Anything a community member creates or uploads using their St. Olaf Google account is fair game for the College to search, said Chief Information Officer for Libraries and IT Roberta Lembke. This is a broad range of data considering Google Drive’s capacity to save a wide variety of file types. Moreover, even if a community member leaves St. Olaf, the College retains all of their information.

“Google is forever,” Lembke said.

Regarding Google’s own access to the College’s data, the company is unable to collect or disseminate individual students’ data because of privacy-related provisions in the Family Educational Rights and Privacy Act (FERPA).

But Google can use student data in the aggregate – data based on summary statistics in place of individual observations. For example, Google can use students’ accounts to determine what products students might be interested in purchasing, Lehmann said.

Unlike with Google, St. Olaf’s partnership with Moodle states that students’ data, even in the aggregate, stays within the College. St. Olaf could share this data with Moodle or a similar third party educational service like some other colleges and universities do – as the sharing of student data for legitimate educational purposes is permissible under FERPA – but the College has not discussed doing so, Lembke said.

St. Olaf faculty are able to see if and when students open documents posted on Moodle, and can share this information with other professors or the Dean of Students Office for educational purposes, Lehmann said.

Professor of Religion DeAne Lagerquist uses Moodle in this capacity to avoid class discussions about readings most students haven’t accessed. She also might use this Moodle feature to tell if a student with low attendance and participation has been accessing class documents, Lagerquist said.

“All information on St. Olaf servers, desktop computers or on computer storage medias, including electronic mail, is considered college property,”
– Privacy of Employee Electronic Files policy statement

Associate Professor of English Rebecca Richards, on the other hand, doesn’t use Moodle to track student participation.

“I don’t believe in surveilling my students,” Richards said.

Locations, web-traffic

The College reserves the right to determine individual community members’ and visitors’ locations and web traffic when they are connected with St. Olaf’s Wi-Fi, though they do not actively track community members unless an investigation has been approved, George said. The College also reserves the right to access printing data.
Omara Esteghlal ’21 saw these tracking capabilities first-hand. After downloading a pirated copy of “The Wolf of Wall Street” in the early hours of June 19, 2019, Esteghlal awoke to an alarming email from George, who told him that the College had been notified of copyright infringement which they traced using Esteghlal’s IP address and other digital markers.
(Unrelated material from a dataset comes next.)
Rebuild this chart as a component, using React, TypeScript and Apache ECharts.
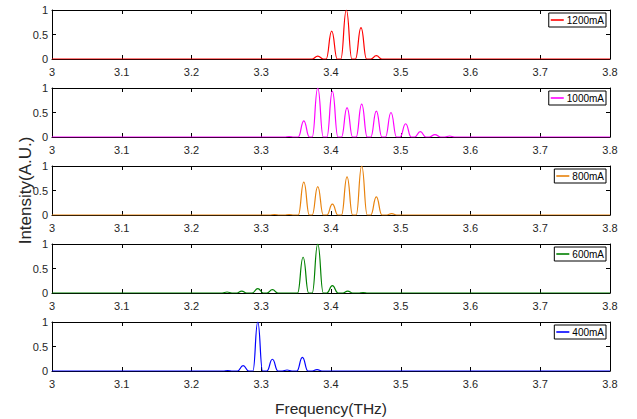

Esteghlal immediately called George, who explained that the email was simply a notice that would not go on his transcript or carry any other negative repercussions, as per the “[Peer-to-peer] File Sharing Action Plan” policy statement.

He went on to recommend that Esteghlal delete the pirated files.
For Lehmann, St. Olaf’s surveillance capacities are justified because electronic communications policies are listed on the College website.

“With regard to electronic communications and electronic data, one of the things that we do is make it clear in our policies when we reserve the right to access data so that people can know that,” Lehmann said. “We don’t get at odds with them in terms of what they can expect could be kept private and what won’t be.”